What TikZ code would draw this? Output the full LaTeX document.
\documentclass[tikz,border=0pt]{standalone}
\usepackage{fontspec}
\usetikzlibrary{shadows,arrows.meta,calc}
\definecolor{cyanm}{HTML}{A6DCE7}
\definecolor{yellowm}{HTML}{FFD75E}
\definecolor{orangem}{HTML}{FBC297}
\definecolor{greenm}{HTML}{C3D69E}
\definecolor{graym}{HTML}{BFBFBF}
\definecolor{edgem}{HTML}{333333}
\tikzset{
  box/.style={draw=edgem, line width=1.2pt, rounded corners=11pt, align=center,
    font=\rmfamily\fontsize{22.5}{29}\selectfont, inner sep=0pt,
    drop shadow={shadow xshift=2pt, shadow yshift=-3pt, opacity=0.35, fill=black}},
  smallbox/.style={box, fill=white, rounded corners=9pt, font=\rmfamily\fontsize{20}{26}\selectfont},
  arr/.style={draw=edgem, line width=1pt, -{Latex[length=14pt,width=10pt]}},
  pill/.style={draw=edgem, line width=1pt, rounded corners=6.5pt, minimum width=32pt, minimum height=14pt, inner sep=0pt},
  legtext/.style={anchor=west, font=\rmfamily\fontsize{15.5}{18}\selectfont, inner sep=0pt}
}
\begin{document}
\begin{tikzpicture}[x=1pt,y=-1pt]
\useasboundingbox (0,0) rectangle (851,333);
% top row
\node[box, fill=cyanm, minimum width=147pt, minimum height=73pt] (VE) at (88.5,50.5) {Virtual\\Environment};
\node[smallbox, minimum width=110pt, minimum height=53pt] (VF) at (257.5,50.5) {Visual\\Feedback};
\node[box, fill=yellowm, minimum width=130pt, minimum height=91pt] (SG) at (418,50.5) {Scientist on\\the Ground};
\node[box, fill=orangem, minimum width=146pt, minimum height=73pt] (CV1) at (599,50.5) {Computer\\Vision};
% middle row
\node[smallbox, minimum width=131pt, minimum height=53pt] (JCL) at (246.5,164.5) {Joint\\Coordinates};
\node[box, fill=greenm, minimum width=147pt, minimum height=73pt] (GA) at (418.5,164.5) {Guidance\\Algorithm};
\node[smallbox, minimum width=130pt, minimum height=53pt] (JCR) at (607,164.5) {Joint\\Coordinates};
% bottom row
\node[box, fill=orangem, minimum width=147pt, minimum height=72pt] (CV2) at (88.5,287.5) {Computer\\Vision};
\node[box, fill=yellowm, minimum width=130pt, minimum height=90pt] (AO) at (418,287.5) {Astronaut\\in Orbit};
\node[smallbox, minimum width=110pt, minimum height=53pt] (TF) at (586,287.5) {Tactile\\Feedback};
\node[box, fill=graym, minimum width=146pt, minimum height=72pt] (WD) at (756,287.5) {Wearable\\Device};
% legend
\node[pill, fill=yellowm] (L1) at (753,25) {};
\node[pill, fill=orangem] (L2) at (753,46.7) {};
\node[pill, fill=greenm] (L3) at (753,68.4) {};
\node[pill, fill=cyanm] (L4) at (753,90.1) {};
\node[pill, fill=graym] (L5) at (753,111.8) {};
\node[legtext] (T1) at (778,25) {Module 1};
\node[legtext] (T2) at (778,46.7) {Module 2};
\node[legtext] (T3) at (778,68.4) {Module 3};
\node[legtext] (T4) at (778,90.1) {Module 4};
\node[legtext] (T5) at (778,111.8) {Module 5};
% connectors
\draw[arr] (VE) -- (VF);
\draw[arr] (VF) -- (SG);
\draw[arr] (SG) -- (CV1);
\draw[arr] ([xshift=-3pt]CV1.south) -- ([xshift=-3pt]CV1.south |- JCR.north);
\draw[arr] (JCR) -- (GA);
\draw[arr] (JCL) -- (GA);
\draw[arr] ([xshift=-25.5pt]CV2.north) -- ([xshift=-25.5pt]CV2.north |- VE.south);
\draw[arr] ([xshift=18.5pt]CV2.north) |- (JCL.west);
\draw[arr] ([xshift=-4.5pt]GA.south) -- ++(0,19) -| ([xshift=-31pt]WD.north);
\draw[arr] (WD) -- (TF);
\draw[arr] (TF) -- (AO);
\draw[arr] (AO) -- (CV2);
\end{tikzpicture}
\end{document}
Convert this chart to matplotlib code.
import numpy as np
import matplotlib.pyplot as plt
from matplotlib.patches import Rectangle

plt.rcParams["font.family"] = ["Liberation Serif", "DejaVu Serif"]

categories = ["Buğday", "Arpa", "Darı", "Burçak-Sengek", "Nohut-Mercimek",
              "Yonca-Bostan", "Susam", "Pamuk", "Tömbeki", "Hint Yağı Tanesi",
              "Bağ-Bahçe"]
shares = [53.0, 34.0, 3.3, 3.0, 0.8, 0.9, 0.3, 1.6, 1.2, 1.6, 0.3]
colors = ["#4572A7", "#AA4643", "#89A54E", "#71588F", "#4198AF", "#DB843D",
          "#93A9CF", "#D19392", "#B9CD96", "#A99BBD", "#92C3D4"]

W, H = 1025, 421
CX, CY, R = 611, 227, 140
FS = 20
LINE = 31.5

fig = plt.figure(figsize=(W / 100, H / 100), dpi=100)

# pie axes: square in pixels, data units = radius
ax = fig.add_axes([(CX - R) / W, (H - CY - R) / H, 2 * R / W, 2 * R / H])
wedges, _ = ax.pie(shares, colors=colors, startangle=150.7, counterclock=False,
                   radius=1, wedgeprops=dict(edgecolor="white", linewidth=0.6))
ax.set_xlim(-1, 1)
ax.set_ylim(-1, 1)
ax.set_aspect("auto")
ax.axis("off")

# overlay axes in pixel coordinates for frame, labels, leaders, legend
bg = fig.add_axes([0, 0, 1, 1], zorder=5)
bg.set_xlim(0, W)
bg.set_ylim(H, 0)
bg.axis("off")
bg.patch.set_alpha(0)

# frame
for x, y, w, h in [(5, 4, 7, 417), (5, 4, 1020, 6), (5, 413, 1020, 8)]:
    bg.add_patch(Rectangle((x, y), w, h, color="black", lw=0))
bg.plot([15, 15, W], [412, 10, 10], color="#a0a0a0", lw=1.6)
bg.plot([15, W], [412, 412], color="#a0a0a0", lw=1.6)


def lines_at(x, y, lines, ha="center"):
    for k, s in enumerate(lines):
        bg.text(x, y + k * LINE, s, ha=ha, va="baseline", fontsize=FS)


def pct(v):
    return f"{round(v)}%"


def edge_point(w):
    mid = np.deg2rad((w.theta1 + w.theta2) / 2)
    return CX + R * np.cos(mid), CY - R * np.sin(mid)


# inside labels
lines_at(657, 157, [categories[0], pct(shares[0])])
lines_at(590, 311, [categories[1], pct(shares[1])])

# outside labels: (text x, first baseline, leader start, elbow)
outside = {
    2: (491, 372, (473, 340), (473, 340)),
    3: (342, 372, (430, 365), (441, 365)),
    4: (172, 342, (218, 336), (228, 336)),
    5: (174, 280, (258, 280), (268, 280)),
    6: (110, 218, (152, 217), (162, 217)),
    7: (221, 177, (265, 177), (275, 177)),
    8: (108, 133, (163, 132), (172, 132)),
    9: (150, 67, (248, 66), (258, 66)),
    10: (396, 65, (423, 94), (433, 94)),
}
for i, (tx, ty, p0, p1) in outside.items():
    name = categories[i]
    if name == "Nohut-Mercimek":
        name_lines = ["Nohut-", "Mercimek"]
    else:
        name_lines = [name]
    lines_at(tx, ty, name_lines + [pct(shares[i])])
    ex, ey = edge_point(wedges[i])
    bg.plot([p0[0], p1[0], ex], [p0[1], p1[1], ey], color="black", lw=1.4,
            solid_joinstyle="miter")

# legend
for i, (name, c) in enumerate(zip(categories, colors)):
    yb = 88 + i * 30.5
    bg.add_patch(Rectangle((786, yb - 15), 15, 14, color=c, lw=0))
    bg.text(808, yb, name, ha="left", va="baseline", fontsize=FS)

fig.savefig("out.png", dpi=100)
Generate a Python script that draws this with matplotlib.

********

Write out each line exactly as it appears, from the line with "Convert this chart to matplotlib code." up to and including the line with "LINE = 31.5".

Written response:
Convert this chart to matplotlib code.
import numpy as np
import matplotlib.pyplot as plt
from matplotlib.patches import Rectangle

plt.rcParams["font.family"] = ["Liberation Serif", "DejaVu Serif"]

categories = ["Buğday", "Arpa", "Darı", "Burçak-Sengek", "Nohut-Mercimek",
              "Yonca-Bostan", "Susam", "Pamuk", "Tömbeki", "Hint Yağı Tanesi",
              "Bağ-Bahçe"]
shares = [53.0, 34.0, 3.3, 3.0, 0.8, 0.9, 0.3, 1.6, 1.2, 1.6, 0.3]
colors = ["#4572A7", "#AA4643", "#89A54E", "#71588F", "#4198AF", "#DB843D",
          "#93A9CF", "#D19392", "#B9CD96", "#A99BBD", "#92C3D4"]

W, H = 1025, 421
CX, CY, R = 611, 227, 140
FS = 20
LINE = 31.5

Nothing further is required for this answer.